** Start SUPPLIED MATERIAL **

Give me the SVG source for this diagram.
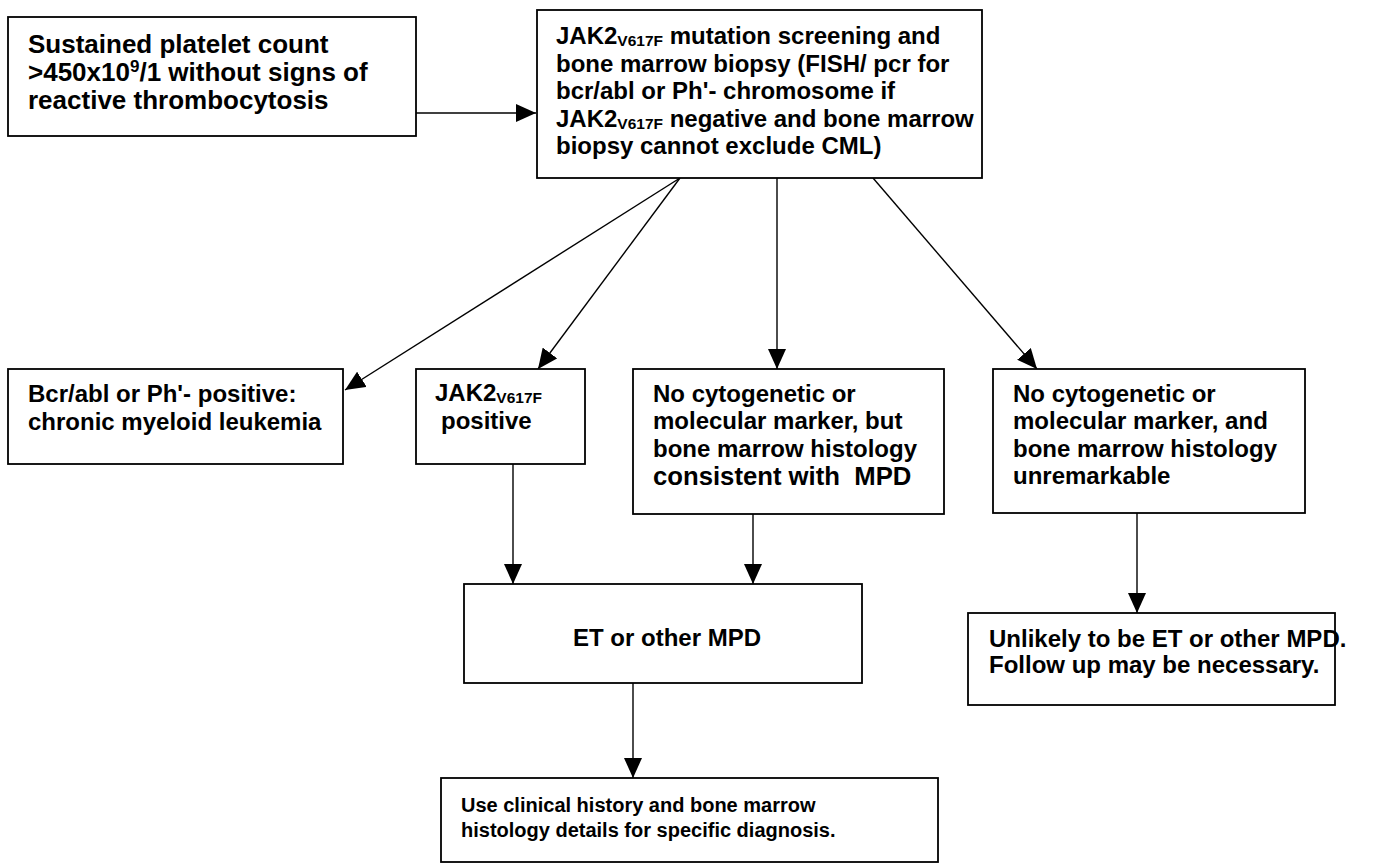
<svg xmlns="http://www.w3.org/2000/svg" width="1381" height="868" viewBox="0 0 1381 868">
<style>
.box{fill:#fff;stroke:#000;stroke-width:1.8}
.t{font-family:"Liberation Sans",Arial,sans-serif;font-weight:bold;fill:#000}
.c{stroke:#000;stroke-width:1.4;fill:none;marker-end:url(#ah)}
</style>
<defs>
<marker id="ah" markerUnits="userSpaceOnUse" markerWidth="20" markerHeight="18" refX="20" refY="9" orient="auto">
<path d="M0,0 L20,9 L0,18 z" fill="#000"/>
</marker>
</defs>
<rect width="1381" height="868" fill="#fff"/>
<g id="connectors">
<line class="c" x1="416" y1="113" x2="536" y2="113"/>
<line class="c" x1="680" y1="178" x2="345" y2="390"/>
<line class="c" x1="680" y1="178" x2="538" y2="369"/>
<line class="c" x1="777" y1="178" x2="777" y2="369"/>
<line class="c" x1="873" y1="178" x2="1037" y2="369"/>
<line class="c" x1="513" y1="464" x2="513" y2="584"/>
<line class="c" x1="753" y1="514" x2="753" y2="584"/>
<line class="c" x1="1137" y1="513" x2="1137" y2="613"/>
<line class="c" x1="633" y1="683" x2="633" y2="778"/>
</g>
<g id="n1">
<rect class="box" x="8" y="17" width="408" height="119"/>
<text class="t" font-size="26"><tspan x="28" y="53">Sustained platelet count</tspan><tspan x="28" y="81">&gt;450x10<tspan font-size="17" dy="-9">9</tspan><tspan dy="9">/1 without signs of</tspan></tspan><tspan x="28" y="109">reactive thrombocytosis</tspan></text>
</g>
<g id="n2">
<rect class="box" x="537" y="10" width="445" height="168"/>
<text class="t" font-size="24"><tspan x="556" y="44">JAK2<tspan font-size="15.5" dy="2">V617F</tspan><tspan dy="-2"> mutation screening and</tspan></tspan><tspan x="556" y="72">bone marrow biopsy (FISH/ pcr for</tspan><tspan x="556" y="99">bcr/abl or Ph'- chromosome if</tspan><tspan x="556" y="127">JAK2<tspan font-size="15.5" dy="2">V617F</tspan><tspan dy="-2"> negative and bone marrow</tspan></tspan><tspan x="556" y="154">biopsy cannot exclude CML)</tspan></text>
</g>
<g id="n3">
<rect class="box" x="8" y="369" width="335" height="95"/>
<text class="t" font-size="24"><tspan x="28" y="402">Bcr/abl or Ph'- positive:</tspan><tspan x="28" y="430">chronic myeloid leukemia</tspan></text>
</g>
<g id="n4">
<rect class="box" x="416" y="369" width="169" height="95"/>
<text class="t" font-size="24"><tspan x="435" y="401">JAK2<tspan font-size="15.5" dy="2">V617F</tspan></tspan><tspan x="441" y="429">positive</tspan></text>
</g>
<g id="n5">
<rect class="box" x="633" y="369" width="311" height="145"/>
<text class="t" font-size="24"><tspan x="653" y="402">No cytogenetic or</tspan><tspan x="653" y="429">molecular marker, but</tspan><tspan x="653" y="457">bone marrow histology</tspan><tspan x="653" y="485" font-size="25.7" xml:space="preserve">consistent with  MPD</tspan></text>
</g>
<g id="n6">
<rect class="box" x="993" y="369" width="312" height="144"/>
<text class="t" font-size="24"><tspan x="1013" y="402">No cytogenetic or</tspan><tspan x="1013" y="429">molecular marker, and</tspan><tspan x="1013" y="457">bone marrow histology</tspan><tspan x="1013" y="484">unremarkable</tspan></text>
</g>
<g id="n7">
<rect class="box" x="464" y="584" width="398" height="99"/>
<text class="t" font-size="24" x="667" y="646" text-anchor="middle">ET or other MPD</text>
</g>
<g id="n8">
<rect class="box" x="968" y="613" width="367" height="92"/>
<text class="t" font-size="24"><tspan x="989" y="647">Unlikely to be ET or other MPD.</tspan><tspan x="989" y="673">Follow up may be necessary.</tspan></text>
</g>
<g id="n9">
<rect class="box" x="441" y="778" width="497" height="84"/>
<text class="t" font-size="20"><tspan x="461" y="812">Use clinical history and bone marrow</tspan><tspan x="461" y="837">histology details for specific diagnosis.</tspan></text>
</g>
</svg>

** End SUPPLIED MATERIAL **

__DESCRIPTION OF THE TASK__
Copy the listing in full and without alteration, omitting every picture.

__ANSWER TO THE EXERCISE__
Give me the SVG source for this diagram.
<svg xmlns="http://www.w3.org/2000/svg" width="1381" height="868" viewBox="0 0 1381 868">
<style>
.box{fill:#fff;stroke:#000;stroke-width:1.8}
.t{font-family:"Liberation Sans",Arial,sans-serif;font-weight:bold;fill:#000}
.c{stroke:#000;stroke-width:1.4;fill:none;marker-end:url(#ah)}
</style>
<defs>
<marker id="ah" markerUnits="userSpaceOnUse" markerWidth="20" markerHeight="18" refX="20" refY="9" orient="auto">
<path d="M0,0 L20,9 L0,18 z" fill="#000"/>
</marker>
</defs>
<rect width="1381" height="868" fill="#fff"/>
<g id="connectors">
<line class="c" x1="416" y1="113" x2="536" y2="113"/>
<line class="c" x1="680" y1="178" x2="345" y2="390"/>
<line class="c" x1="680" y1="178" x2="538" y2="369"/>
<line class="c" x1="777" y1="178" x2="777" y2="369"/>
<line class="c" x1="873" y1="178" x2="1037" y2="369"/>
<line class="c" x1="513" y1="464" x2="513" y2="584"/>
<line class="c" x1="753" y1="514" x2="753" y2="584"/>
<line class="c" x1="1137" y1="513" x2="1137" y2="613"/>
<line class="c" x1="633" y1="683" x2="633" y2="778"/>
</g>
<g id="n1">
<rect class="box" x="8" y="17" width="408" height="119"/>
<text class="t" font-size="26"><tspan x="28" y="53">Sustained platelet count</tspan><tspan x="28" y="81">&gt;450x10<tspan font-size="17" dy="-9">9</tspan><tspan dy="9">/1 without signs of</tspan></tspan><tspan x="28" y="109">reactive thrombocytosis</tspan></text>
</g>
<g id="n2">
<rect class="box" x="537" y="10" width="445" height="168"/>
<text class="t" font-size="24"><tspan x="556" y="44">JAK2<tspan font-size="15.5" dy="2">V617F</tspan><tspan dy="-2"> mutation screening and</tspan></tspan><tspan x="556" y="72">bone marrow biopsy (FISH/ pcr for</tspan><tspan x="556" y="99">bcr/abl or Ph'- chromosome if</tspan><tspan x="556" y="127">JAK2<tspan font-size="15.5" dy="2">V617F</tspan><tspan dy="-2"> negative and bone marrow</tspan></tspan><tspan x="556" y="154">biopsy cannot exclude CML)</tspan></text>
</g>
<g id="n3">
<rect class="box" x="8" y="369" width="335" height="95"/>
<text class="t" font-size="24"><tspan x="28" y="402">Bcr/abl or Ph'- positive:</tspan><tspan x="28" y="430">chronic myeloid leukemia</tspan></text>
</g>
<g id="n4">
<rect class="box" x="416" y="369" width="169" height="95"/>
<text class="t" font-size="24"><tspan x="435" y="401">JAK2<tspan font-size="15.5" dy="2">V617F</tspan></tspan><tspan x="441" y="429">positive</tspan></text>
</g>
<g id="n5">
<rect class="box" x="633" y="369" width="311" height="145"/>
<text class="t" font-size="24"><tspan x="653" y="402">No cytogenetic or</tspan><tspan x="653" y="429">molecular marker, but</tspan><tspan x="653" y="457">bone marrow histology</tspan><tspan x="653" y="485" font-size="25.7" xml:space="preserve">consistent with  MPD</tspan></text>
</g>
<g id="n6">
<rect class="box" x="993" y="369" width="312" height="144"/>
<text class="t" font-size="24"><tspan x="1013" y="402">No cytogenetic or</tspan><tspan x="1013" y="429">molecular marker, and</tspan><tspan x="1013" y="457">bone marrow histology</tspan><tspan x="1013" y="484">unremarkable</tspan></text>
</g>
<g id="n7">
<rect class="box" x="464" y="584" width="398" height="99"/>
<text class="t" font-size="24" x="667" y="646" text-anchor="middle">ET or other MPD</text>
</g>
<g id="n8">
<rect class="box" x="968" y="613" width="367" height="92"/>
<text class="t" font-size="24"><tspan x="989" y="647">Unlikely to be ET or other MPD.</tspan><tspan x="989" y="673">Follow up may be necessary.</tspan></text>
</g>
<g id="n9">
<rect class="box" x="441" y="778" width="497" height="84"/>
<text class="t" font-size="20"><tspan x="461" y="812">Use clinical history and bone marrow</tspan><tspan x="461" y="837">histology details for specific diagnosis.</tspan></text>
</g>
</svg>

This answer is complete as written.